§ Problem requirements
From the listing below, return each line that includes "this".

§ Records to process

————————

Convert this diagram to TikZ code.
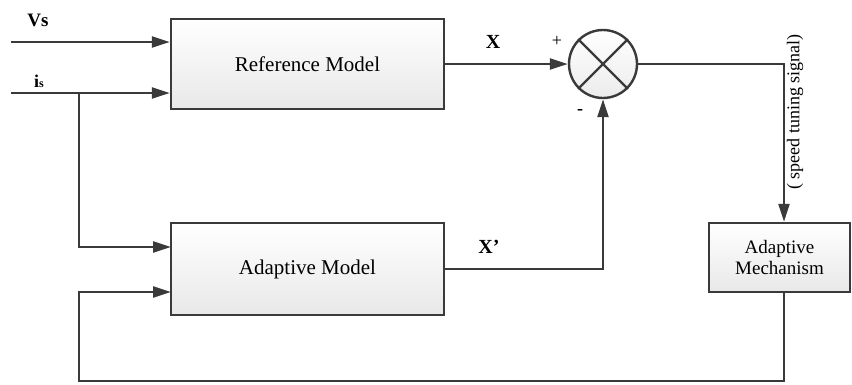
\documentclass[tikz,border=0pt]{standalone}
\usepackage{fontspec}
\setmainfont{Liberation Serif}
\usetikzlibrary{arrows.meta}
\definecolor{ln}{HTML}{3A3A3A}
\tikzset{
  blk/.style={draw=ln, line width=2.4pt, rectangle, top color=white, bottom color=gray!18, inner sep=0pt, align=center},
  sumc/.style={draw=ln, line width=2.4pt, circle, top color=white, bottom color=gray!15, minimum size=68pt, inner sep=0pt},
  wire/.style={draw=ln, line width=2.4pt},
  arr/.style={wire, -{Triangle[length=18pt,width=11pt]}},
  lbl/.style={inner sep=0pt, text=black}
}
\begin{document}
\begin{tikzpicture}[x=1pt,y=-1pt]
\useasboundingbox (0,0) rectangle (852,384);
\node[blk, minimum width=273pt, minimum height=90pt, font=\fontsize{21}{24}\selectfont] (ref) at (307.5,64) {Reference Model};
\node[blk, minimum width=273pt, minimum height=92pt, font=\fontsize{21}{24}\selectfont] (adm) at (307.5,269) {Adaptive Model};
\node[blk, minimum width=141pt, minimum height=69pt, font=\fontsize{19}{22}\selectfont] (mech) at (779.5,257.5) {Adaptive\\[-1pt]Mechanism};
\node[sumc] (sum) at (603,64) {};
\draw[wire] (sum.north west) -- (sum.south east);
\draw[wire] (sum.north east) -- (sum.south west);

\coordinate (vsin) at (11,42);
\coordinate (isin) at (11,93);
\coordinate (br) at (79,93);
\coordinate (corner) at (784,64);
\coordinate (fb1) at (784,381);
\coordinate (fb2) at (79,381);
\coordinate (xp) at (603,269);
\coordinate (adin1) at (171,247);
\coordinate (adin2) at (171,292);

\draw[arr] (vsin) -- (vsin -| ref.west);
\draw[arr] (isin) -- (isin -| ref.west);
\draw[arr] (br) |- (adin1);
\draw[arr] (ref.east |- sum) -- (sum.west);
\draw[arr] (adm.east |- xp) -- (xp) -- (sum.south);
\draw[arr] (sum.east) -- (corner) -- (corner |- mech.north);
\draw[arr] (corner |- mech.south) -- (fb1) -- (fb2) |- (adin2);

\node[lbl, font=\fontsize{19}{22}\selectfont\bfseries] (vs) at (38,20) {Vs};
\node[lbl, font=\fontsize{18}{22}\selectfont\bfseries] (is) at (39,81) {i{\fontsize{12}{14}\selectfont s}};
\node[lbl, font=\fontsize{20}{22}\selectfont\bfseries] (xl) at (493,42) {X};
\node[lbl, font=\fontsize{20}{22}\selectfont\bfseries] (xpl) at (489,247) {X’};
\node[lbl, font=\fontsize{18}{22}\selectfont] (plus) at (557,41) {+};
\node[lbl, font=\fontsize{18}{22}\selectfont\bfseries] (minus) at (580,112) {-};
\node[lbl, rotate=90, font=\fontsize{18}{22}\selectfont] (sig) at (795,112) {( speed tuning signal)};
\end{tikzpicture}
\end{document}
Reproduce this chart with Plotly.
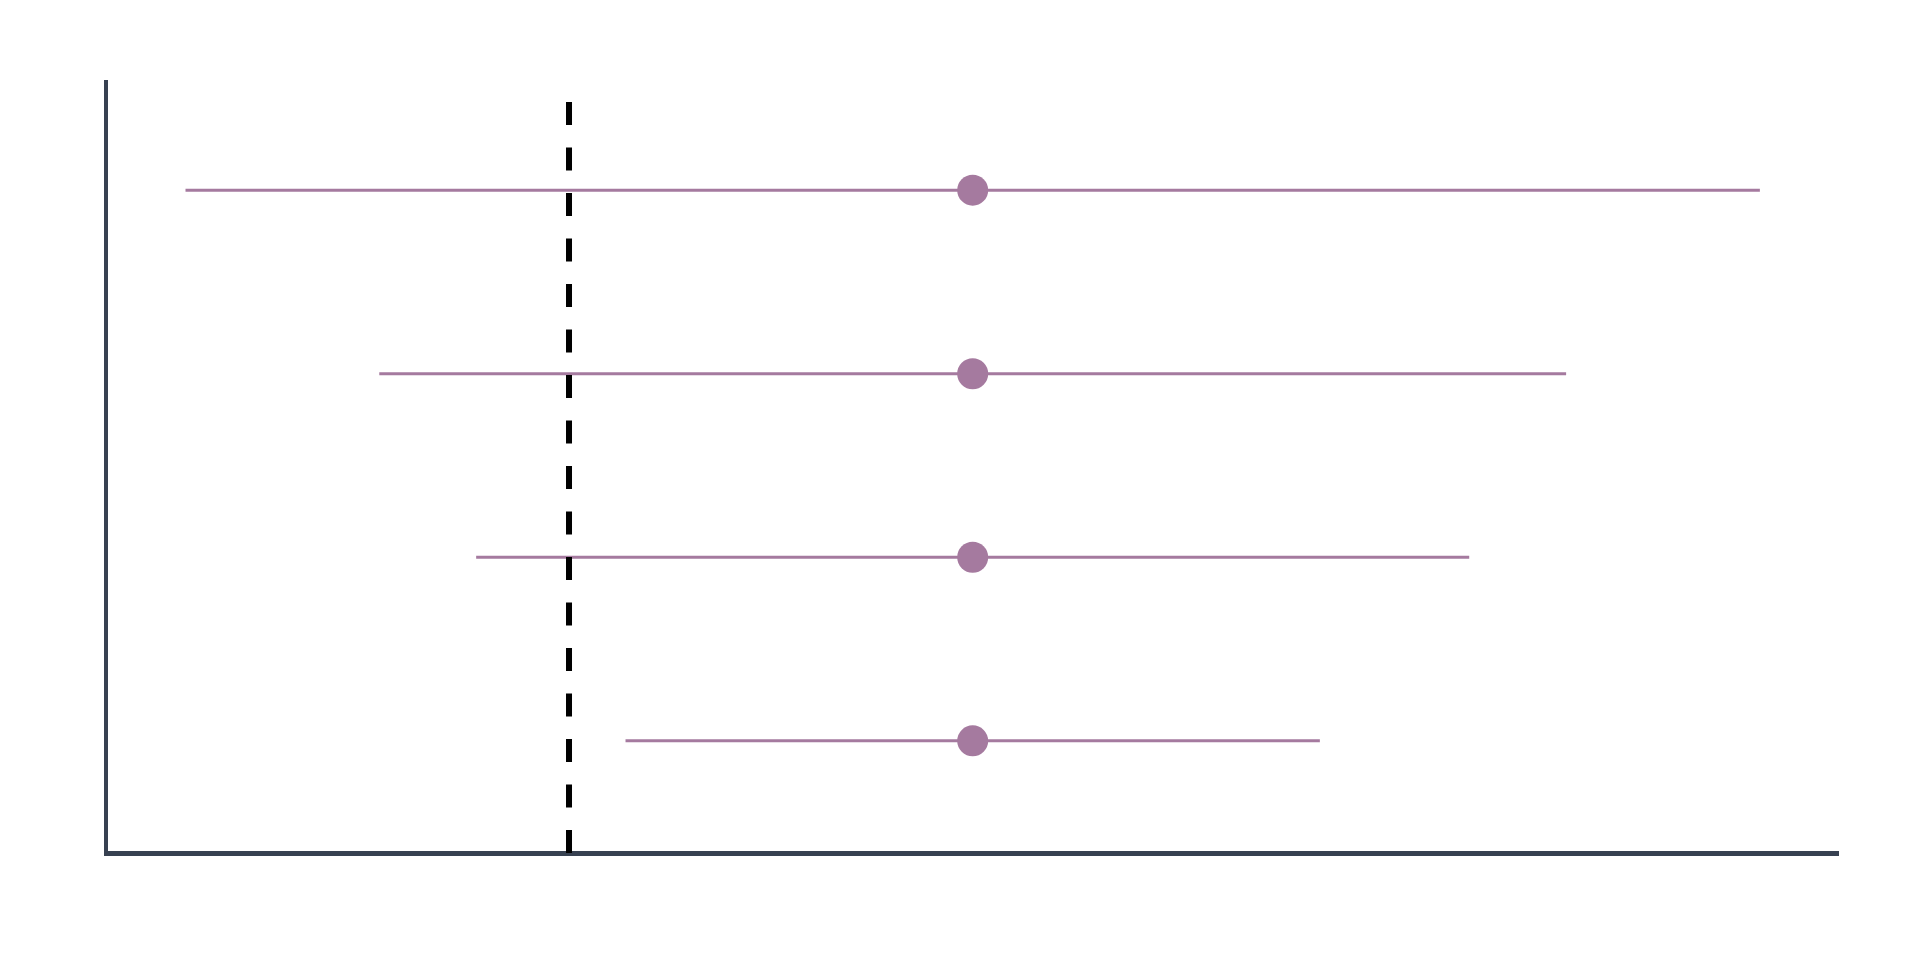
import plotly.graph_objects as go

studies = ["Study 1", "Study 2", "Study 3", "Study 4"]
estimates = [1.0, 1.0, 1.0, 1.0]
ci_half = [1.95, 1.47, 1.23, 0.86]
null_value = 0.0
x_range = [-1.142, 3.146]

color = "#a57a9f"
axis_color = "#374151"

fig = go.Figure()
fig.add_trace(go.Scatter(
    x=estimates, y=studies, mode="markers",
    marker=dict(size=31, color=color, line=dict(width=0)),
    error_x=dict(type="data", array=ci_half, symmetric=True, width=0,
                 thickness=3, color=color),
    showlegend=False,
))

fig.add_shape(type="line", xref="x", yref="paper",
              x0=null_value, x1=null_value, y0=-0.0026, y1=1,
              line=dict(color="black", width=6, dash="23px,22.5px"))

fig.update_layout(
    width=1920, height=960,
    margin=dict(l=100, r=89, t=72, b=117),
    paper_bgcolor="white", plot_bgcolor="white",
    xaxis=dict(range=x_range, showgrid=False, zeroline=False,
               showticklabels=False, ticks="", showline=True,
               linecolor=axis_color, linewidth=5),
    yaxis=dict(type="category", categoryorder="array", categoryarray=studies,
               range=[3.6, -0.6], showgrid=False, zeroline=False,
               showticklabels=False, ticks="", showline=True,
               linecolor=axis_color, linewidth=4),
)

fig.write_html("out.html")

————————

§ Expected answer
Convert this diagram to TikZ code.
Reproduce this chart with Plotly.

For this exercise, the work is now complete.